Gather up all lines that carry the word "script".

======== Provided entries ========

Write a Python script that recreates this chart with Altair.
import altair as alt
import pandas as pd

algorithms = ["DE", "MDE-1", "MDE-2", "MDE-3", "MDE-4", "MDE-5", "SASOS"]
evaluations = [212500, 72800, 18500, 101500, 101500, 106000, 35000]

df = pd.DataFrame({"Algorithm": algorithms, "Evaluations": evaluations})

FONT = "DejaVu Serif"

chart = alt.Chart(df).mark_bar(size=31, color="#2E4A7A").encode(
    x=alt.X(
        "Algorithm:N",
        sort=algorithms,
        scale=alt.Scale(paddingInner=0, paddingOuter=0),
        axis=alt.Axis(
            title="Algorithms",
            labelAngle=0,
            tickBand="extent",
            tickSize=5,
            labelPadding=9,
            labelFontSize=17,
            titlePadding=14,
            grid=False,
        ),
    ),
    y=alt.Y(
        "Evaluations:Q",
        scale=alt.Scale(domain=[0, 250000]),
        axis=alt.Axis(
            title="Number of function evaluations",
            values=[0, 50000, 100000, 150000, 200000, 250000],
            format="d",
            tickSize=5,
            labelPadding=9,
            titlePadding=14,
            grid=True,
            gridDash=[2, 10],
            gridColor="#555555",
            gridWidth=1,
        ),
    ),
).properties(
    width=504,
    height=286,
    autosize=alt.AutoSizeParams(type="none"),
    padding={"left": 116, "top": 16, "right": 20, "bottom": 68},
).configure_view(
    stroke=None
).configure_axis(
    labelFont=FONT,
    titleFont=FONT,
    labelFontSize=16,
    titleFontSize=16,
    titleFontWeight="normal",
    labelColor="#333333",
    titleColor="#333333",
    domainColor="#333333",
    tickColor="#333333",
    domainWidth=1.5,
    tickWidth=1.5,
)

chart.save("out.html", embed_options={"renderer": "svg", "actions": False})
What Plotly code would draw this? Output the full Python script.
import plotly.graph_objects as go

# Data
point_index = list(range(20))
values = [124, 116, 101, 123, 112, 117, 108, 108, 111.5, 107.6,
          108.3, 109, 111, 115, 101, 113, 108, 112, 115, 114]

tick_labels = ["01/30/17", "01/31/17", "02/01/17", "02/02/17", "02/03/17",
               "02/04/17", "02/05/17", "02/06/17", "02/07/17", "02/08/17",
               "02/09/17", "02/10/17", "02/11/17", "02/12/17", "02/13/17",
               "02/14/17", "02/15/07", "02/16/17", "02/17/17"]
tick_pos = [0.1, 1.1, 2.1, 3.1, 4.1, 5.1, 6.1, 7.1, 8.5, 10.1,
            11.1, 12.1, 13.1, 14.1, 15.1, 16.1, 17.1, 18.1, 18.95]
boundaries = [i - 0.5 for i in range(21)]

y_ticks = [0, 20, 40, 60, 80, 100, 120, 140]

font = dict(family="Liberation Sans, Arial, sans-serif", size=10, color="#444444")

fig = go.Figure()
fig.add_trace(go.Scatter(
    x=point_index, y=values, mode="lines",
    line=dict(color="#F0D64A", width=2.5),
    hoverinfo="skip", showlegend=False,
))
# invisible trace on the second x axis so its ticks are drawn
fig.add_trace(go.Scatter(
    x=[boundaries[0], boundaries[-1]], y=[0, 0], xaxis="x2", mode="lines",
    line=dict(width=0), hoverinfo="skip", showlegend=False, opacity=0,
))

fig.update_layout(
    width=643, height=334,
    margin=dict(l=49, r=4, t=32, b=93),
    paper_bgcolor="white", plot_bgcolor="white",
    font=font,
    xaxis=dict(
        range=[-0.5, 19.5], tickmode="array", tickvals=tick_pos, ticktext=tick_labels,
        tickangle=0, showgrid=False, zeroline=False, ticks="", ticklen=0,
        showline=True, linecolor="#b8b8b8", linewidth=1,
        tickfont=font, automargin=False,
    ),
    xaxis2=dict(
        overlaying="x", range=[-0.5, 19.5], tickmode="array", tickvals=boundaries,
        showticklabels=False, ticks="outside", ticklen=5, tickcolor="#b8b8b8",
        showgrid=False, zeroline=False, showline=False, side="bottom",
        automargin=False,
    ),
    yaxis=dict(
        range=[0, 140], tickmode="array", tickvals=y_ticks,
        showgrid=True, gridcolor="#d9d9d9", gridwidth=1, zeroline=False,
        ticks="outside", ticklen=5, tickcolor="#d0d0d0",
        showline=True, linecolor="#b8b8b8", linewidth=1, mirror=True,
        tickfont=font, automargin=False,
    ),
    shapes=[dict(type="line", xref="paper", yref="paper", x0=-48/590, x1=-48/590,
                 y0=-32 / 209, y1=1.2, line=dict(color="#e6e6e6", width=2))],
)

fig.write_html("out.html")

========

▶ Result below
Write a Python script that recreates this chart with Altair.
What Plotly code would draw this? Output the full Python script.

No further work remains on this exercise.